Robinson was a rock immediately after joining Spurs, posting match-winning performances and rightfully claiming the England No. 1 jersey after Seaman’s departure.
But lately he's been in an unbreakable funk.
The turning point for Robinson seems to have come during the forgettable away loss to Croatia in the Euro qualifiers back in 2006—namely on the infamous Gary Neville own-goal.
I and most people with an ounce of common sense could see that Robinson wasn't to blame—the ball had flicked up off a divot on the pitch and over his foot.
Sh#t happens, right?
The media, though, were less than sympathetic to Robinson, as seems to be the norm with any player underperforming in and England shirt.
And I'm not sure Robbo ever recovered.
When the dust settled, Robinson continued his fine displays for Spurs even while dropping a few howlers for the national team. His club form was unaffected—something which perhaps mirrored the differences in fan support.
Robbo is well liked at the Lane, whereas at international level he sees that support disappear—with many fans calling for his head.

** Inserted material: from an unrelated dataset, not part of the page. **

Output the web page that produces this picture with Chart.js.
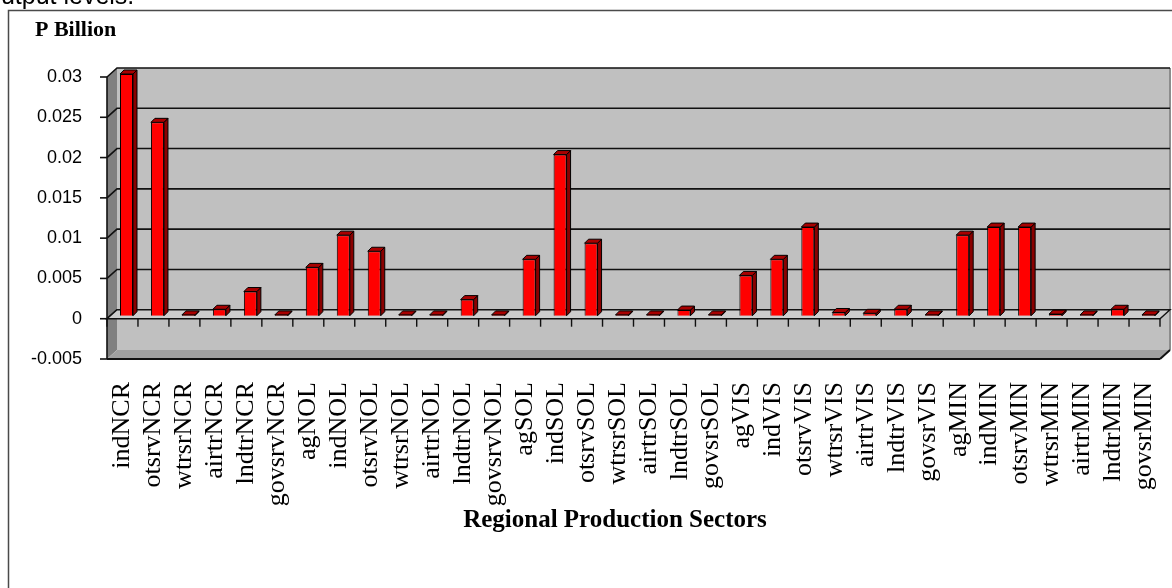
<!DOCTYPE html>
<html>
<head>
<meta charset="utf-8">
<script src="https://cdn.jsdelivr.net/npm/chart.js@4.4.1/dist/chart.umd.min.js"></script>
<style>
  html, body { margin: 0; padding: 0; background: #fff; overflow: hidden; }
  canvas { display: block; }
</style>
</head>
<body>
<canvas id="sectorChart" width="1172" height="588"></canvas>
<script>
// regional production sectors
const categories = [
  'indNCR', 'otsrvNCR', 'wtrsrNCR', 'airtrNCR', 'lndtrNCR', 'govsrvNCR',
  'agNOL', 'indNOL', 'otsrvNOL', 'wtrsrNOL', 'airtrNOL', 'lndtrNOL', 'govsrvNOL',
  'agSOL', 'indSOL', 'otsrvSOL', 'wtrsrSOL', 'airtrSOL', 'lndtrSOL', 'govsrSOL',
  'agVIS', 'indVIS', 'otsrvVIS', 'wtrsrVIS', 'airtrVIS', 'lndtrVIS', 'govsrVIS',
  'agMIN', 'indMIN', 'otsrvMIN', 'wtrsrMIN', 'airtrMIN', 'lndtrMIN', 'govsrMIN'
];
const outputValues = [
  0.03, 0.024, 0.0001, 0.0008, 0.003, 0.0001,
  0.006, 0.01, 0.008, 0.0001, 0.0001, 0.002, 0.0001,
  0.007, 0.02, 0.009, 0.0001, 0.0001, 0.0007, 0.0001,
  0.005, 0.007, 0.011, 0.0004, 0.0003, 0.0008, 0.0001,
  0.01, 0.011, 0.011, 0.0002, 0.0001, 0.0008, 0.0001
];
const tickValues = [-0.005, 0, 0.005, 0.01, 0.015, 0.02, 0.025, 0.03];
const tickLabels = ['-0.005', '0', '0.005', '0.01', '0.015', '0.02', '0.025', '0.03'];

const serif = '"Liberation Serif", "Times New Roman", serif';
const sans = '"Liberation Sans", Arial, sans-serif';
const depthX = 10, depthY = 9;

function poly(ctx, pts, fill, stroke) {
  ctx.beginPath();
  ctx.moveTo(pts[0][0], pts[0][1]);
  for (let i = 1; i < pts.length; i++) ctx.lineTo(pts[i][0], pts[i][1]);
  ctx.closePath();
  if (fill) { ctx.fillStyle = fill; ctx.fill(); }
  if (stroke) { ctx.strokeStyle = stroke; ctx.stroke(); }
}

function line(ctx, x1, y1, x2, y2) {
  ctx.beginPath();
  ctx.moveTo(x1, y1);
  ctx.lineTo(x2, y2);
  ctx.stroke();
}

// the excel style 3d box: walls, floor, grid, axis ticks, titles
const walls = {
  id: 'walls',
  beforeDraw(chart) {
    const { ctx, chartArea: a, scales: { y } } = chart;
    const bl = a.left + depthX, bt = a.top - depthY;
    const br = a.right + depthX, bb = a.bottom - depthY;
    ctx.save();

    ctx.fillStyle = '#000';
    ctx.font = '25px ' + sans;
    ctx.textBaseline = 'alphabetic';
    ctx.fillText('output levels.', -13, 4);

    ctx.strokeStyle = '#4a4a4a';
    ctx.lineWidth = 1.5;
    ctx.strokeRect(8.5, 10.5, 1400, 800);

    ctx.font = 'bold 22px ' + serif;
    ctx.fillText('P Billion', 35, 36);

    ctx.font = 'bold 25px ' + serif;
    ctx.textAlign = 'center';
    ctx.textBaseline = 'middle';
    ctx.fillText('Regional Production Sectors', 615, 521);
    ctx.textAlign = 'left';

    ctx.lineWidth = 1;
    ctx.fillStyle = '#c0c0c0';
    ctx.fillRect(bl, bt, br - bl, bb - bt);
    poly(ctx, [[a.left, a.top], [bl, bt], [bl, bb], [a.left, a.bottom]], '#808080', null);
    poly(ctx, [[a.left, a.bottom], [bl, bb], [br, bb], [a.right, a.bottom]], '#a0a0a0', null);

    ctx.strokeStyle = '#8c8c8c';
    ctx.lineWidth = 2;
    line(ctx, br, bt, br, bb);

    ctx.strokeStyle = '#111';
    ctx.lineWidth = 1.6;
    tickValues.forEach(v => {
      const yy = y.getPixelForValue(v);
      line(ctx, a.left - 7, yy, a.left, yy);
      if (v > tickValues[0]) {
        ctx.beginPath();
        ctx.moveTo(a.left, yy);
        ctx.lineTo(bl, yy - depthY);
        ctx.lineTo(br, yy - depthY);
        ctx.stroke();
      }
    });

    // category plane at zero
    const y0 = y.getPixelForValue(0);
    ctx.lineWidth = 1.4;
    poly(ctx, [[a.left, y0], [bl, y0 - depthY], [br, y0 - depthY], [a.right, y0]], '#cdcdcd', '#111');
    const step = (a.right - a.left) / categories.length;
    for (let k = 0; k <= categories.length; k++) {
      const xx = a.left + k * step;
      line(ctx, xx, y0, xx, y0 + 8);
    }

    ctx.lineWidth = 1.6;
    line(ctx, a.left, a.top, a.left, a.bottom);
    ctx.lineWidth = 2;
    line(ctx, a.left, a.bottom, a.right, a.bottom);
    line(ctx, a.right, a.bottom, br, bb);
    ctx.restore();
  }
};

// shift bars back to mid depth and give them a top and a side face
const bars3d = {
  id: 'bars3d',
  beforeDatasetsDraw(chart) {
    chart.ctx.save();
    chart.ctx.translate(4, -3);
  },
  afterDatasetsDraw(chart) {
    const ctx = chart.ctx;
    const d = 4;
    ctx.lineWidth = 1;
    chart.getDatasetMeta(0).data.forEach(bar => {
      const { x, y, base, width } = bar.getProps(['x', 'y', 'base', 'width'], true);
      const l = x - width / 2, r = x + width / 2;
      poly(ctx, [[r, y], [r + d, y - d], [r + d, base - d], [r, base]], '#8a0000', '#000');
      poly(ctx, [[l, y], [r, y], [r + d, y - d], [l + d, y - d]], '#a80000', '#000');
    });
    ctx.restore();
  }
};

new Chart(document.getElementById('sectorChart'), {
  type: 'bar',
  data: {
    labels: categories,
    datasets: [{
      label: 'P Billion',
      data: outputValues,
      backgroundColor: '#ff0000',
      borderColor: '#000',
      borderWidth: 1,
      barPercentage: 0.42,
      categoryPercentage: 1,
      clip: false
    }]
  },
  options: {
    responsive: false,
    animation: false,
    layout: { padding: { left: 0, top: 77, right: 12, bottom: 0 } },
    plugins: { legend: { display: false }, tooltip: { enabled: false } },
    scales: {
      x: {
        grid: { display: false, drawTicks: false },
        border: { display: false },
        ticks: {
          color: '#000',
          font: { family: serif, size: 26 },
          minRotation: 90,
          maxRotation: 90,
          autoSkip: false,
          padding: 23
        },
        afterFit(scale) {
          scale.height = 229;
          scale.paddingLeft = 0;
          scale.paddingRight = 0;
        }
      },
      y: {
        min: -0.005,
        max: 0.03,
        grid: { display: false, drawTicks: false },
        border: { display: false },
        afterBuildTicks(scale) {
          scale.ticks = tickValues.map(v => ({ value: v }));
        },
        ticks: {
          color: '#000',
          font: { family: sans, size: 18 },
          padding: 25,
          callback: (v, i) => tickLabels[i]
        },
        afterFit(scale) { scale.width = 107; }
      }
    }
  },
  plugins: [walls, bars3d]
});
</script>
</body>
</html>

After Robinson was dropped for the crucial return game against Croatia, it seems his confidence has ebbed entirely away. Now he's starting to make those same howlers for Spurs he used reserve for England.
Martin Jol, to his credit, kept faith in Robbo. Up to this point, Juande Ramos hasn't had a real reason to consider his goalkeeping options—until now, that is.
The Spurs-Reading game was as ridiculous as it was entertaining. It's not every day you see your team win 6-4, with one player picking up four of the goals.
The first two Reading goals were dreadful from a goalkeeping point of view. The first saw some unconvincing punching and poor positioning from Robinson lead to an easy finish.
The second saw a header off a corner somehow bamboozle Robinson to such an extent that he ended up flapping at thin air on what should have been a routine stop.
You may say, “Well you won the game, so it doesn’t matter,” but imagine if Robinson had made those mistakes against Arsenal or Manchester Unitd. Even the most devout Spurs fan will concede that we're not going to put six past those two...even on our best day.
As I see it, it's time to give the up-and-coming Ben Alnwick a run in goal. It can’t be doing him any good to watch Robinson put in a performance like that and stay in the team.
As much as I like him and wish for him to play well, Robinson needs to be shown he's droppable—and now seems as good a time as ever.